**What you need to do:**
Track down every line below that holds "matplotlib" and copy it.

**Dataset rows:**
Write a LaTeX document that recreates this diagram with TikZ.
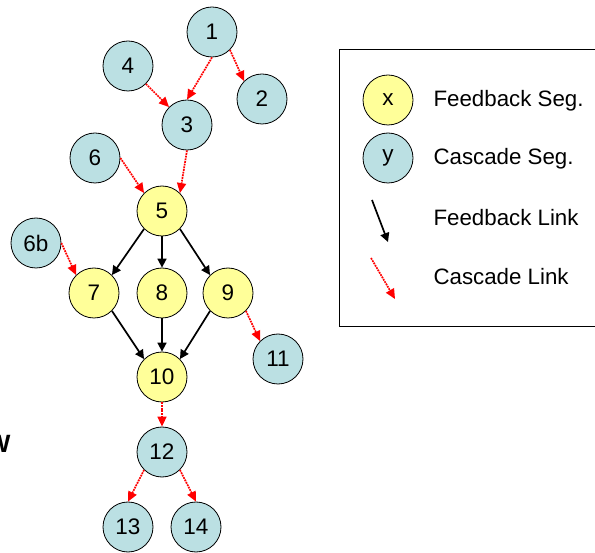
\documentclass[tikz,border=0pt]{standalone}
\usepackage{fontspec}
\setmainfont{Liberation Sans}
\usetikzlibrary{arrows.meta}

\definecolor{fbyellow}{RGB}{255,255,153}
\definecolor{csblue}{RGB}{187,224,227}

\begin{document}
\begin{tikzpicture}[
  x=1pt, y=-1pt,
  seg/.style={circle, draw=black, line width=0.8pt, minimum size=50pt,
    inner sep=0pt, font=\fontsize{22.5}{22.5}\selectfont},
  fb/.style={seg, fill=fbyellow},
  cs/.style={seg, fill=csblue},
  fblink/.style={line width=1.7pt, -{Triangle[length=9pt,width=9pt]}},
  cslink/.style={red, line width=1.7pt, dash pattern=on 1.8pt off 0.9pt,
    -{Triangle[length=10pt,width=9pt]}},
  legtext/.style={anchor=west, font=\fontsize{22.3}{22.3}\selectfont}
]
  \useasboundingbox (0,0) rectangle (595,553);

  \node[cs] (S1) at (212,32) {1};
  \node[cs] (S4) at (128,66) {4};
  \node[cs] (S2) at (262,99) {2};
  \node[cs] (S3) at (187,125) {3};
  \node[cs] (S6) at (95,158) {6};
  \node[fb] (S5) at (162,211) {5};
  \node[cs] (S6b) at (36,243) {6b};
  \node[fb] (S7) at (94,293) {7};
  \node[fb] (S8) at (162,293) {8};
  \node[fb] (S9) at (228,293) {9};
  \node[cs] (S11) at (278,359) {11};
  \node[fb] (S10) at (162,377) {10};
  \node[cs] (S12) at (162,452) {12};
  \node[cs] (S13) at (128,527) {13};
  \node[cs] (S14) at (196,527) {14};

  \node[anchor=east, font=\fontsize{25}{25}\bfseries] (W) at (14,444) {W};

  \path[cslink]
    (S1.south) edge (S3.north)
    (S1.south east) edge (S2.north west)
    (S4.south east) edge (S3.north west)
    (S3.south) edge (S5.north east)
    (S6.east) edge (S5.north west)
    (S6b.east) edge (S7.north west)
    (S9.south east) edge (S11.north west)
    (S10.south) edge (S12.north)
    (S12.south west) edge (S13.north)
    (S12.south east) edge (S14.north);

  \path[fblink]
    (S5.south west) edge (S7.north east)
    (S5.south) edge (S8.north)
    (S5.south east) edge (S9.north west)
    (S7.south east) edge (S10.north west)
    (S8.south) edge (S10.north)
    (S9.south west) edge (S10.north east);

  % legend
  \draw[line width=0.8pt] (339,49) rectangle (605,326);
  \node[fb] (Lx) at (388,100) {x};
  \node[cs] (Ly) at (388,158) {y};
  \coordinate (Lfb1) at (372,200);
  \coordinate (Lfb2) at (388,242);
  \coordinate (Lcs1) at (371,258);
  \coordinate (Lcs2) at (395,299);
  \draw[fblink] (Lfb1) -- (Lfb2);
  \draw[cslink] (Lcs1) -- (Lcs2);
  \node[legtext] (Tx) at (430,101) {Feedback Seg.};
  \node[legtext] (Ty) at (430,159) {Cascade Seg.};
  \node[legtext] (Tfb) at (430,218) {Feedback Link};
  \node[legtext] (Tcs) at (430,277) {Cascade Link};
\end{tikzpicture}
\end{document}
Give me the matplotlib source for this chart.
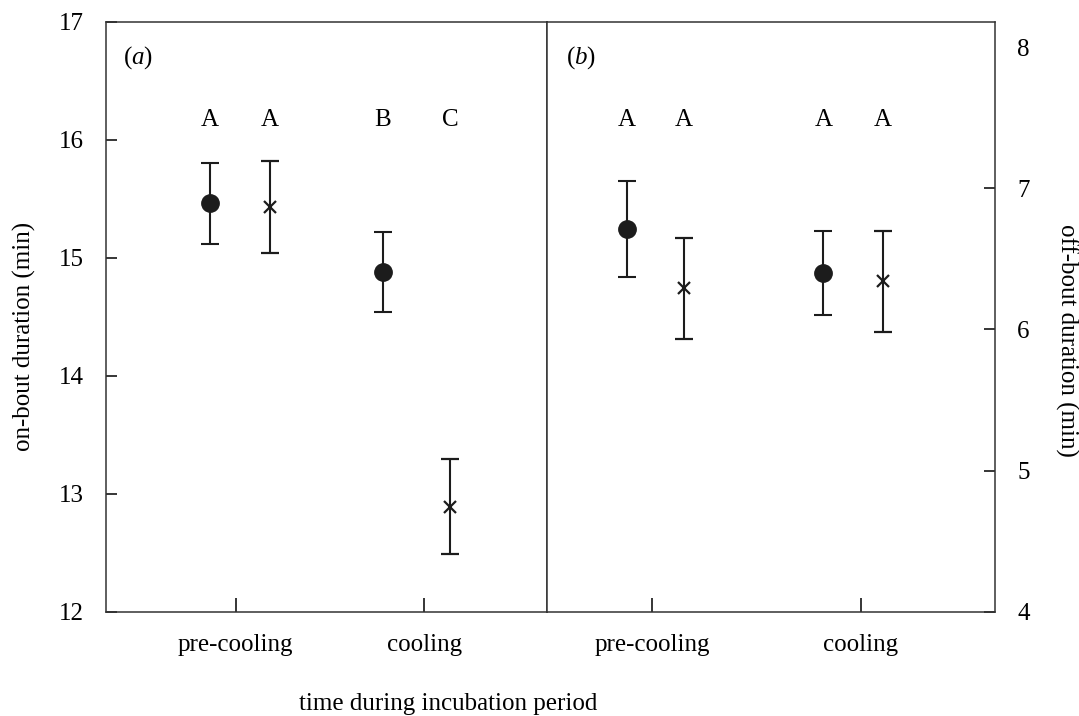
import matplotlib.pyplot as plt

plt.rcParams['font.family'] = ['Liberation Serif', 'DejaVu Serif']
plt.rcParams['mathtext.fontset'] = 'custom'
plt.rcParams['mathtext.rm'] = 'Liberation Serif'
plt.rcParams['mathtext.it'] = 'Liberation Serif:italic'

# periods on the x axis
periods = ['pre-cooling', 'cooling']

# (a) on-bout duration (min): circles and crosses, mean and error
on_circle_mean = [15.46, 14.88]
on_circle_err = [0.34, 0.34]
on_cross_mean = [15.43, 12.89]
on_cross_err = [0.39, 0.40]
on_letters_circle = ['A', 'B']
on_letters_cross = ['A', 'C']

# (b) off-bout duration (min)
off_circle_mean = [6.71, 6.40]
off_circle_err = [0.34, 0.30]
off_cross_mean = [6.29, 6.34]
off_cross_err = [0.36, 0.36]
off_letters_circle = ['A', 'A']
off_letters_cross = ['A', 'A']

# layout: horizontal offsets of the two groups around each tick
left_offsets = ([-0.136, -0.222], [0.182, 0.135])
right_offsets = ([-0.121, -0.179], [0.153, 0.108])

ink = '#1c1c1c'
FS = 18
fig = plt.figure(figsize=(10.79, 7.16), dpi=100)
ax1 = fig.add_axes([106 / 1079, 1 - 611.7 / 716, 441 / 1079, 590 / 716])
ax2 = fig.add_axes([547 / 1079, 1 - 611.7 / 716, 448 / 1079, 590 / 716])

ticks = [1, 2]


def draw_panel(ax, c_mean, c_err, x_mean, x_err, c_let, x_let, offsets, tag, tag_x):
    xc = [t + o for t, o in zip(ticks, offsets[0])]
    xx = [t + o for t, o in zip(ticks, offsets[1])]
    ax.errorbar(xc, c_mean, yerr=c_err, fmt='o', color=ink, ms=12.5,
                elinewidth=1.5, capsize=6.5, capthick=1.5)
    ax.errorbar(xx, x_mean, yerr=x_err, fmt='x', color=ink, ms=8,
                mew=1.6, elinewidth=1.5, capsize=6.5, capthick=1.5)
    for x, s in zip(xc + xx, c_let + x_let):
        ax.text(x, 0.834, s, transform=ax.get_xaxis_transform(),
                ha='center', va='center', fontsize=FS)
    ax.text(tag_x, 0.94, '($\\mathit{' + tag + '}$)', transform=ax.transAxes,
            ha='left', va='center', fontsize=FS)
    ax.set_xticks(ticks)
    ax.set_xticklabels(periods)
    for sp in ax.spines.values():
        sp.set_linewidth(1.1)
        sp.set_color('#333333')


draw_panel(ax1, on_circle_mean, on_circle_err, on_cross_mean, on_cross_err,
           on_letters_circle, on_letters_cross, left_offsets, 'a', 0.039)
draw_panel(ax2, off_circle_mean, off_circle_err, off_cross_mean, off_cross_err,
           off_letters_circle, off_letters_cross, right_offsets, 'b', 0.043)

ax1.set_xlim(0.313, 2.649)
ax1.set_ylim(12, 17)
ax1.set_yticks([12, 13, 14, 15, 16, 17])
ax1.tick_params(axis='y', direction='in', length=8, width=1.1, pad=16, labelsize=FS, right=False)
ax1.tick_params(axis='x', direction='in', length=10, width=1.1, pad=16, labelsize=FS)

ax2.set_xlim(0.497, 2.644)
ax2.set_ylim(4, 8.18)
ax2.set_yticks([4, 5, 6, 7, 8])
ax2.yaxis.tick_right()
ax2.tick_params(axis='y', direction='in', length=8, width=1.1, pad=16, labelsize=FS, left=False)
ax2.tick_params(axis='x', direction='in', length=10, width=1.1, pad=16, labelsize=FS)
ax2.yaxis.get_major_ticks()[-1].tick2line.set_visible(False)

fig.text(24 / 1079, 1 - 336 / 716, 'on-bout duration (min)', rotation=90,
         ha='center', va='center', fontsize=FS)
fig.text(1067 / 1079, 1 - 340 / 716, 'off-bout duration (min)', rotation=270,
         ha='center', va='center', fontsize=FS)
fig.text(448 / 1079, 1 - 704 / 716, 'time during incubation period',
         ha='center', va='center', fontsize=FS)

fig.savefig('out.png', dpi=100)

**Solution for this task:**
Give me the matplotlib source for this chart.
import matplotlib.pyplot as plt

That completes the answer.